The “Mom I am Ok” app is the latest among a growing list of affordable surveillance apps marketed to family members who want to keep tabs on their loved ones. Tens of millions of people use similar apps, many of which promise to help them track their children's location in real time, as well as their recent movements, sometimes for up to 48 hours.

No longer reduced to tracking someone's location, some surveillance apps are able to compile information about a relative's behavior as well. The Family Tracker App includes a feature that gives a user the ability to monitor their family member's driving habits. The feature includes regular reports with data showing instances of hard braking, texting and top speed at the end of each trip.

“If a family member hits the gas too hard coming off a red light or takes an onramp too aggressively, we'll report instances of Rapid Acceleration,” the app notes.

Experts say these apps could be useful to police searching for a missing child, but could also be subject to abuse by overzealous authorities seeking evidence in a criminal case.

Police around the world are in the midst of a technology revolution, said Maria Haberfeld, a professor of police science at John Jay College of Criminal Justice in New York City.

She said that she foresees potential conflicts arising if these kinds of apps are used by authorities to collect evidence against a missing teenager, for example, who may be involved in illegal activity.

“The moment the app becomes something that enables police to create evidence against an individual, I'm sure it will be challenged in court,” Haberfeld said. “I am sure that at certain points they'll need a warrant to use this data to build an evidence trail.”

Embedded within most apps' descriptions — sometimes explicitly other times more subtlety — is a consistently dire message: The world is an increasingly dangerous place.

“Why leave things up to chance?” the app's website asks parents.

“When I was a kid, I knew every home and every street for several miles in every direction,” McMullin said. “Now we barely know our neighbors, the level of trust with communities has eroded and I think people have changed and become very disjointed and distrustful.”

“The world is looking for solutions,” he added. “We have different things that block our kids from websites. If I don't want my kid going to a part of town or someone's house, why not use geofences to protect them in real life?”

Unlike microchips, which Three Square Market is often associated, their “Mom I am Ok” app does not rely on planting any technology inside a user's body. Instead, the app is wholly dependent on GPS in the user's smartphone. If a user is separated from their device they can no longer be effectively tracked.

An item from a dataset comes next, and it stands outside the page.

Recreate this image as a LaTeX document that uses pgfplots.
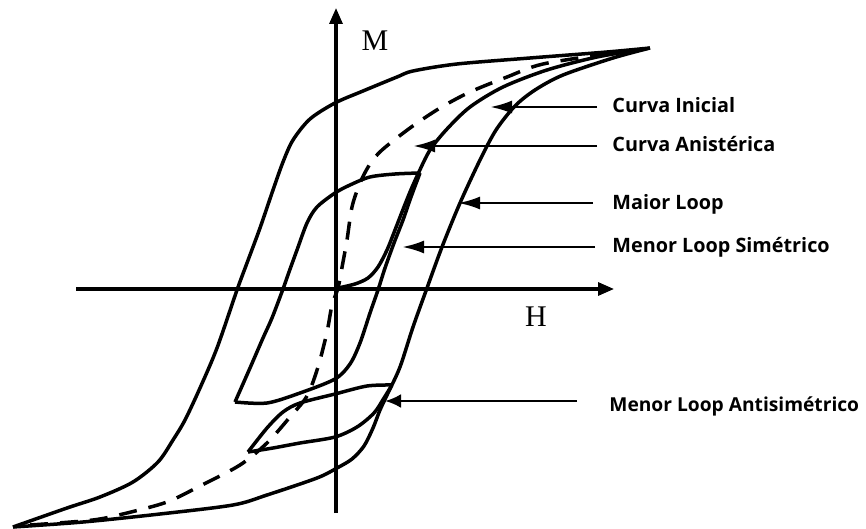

Lisa Damour, a psychologist and child development expert who writes a monthly column about adolescence for The New York Times, disputed the notion that the world is increasingly unsafe. But despite a national drop in violent crime, she said, surveys reveal that many adults feel less safe today than they did a decade ago.

At the same time, she said, mental health professionals have seen a spike among parents and children self-reporting feelings of anxiety in recent years.

Asked to comment on the “Mom I am Ok” app, Damour said she thinks there's “a very high chance” that technology designed to reduce anxiety actually inflames feelings of unease in both parents and children.

“Part of healthy functioning is to have a way to set worries to the side,” she said, referring to a process mental health experts refer to as “compartmentalization.” “So for a parent receiving constant notifications even though their child is okay, there is a hazard that those notifications are reminding them that their child might not be okay.”

“At the same time, the child who is being asked if they're okay is at risk of being reminded all the time of some possibility that they could come to harm,” she added.

Damour's solution: making sure that adolescent teenagers are ready to “take the lead” in maintaining their own safety as they grow increasingly independent. That doesn't mean young people should be entirely cut off from adults, Damour said, noting that many teenagers have access to cellphones.

“But what keeps a teenager safe is the teenager,” she said. “Parents should be happy to take calls and texts from their teenager and act as a backup system.”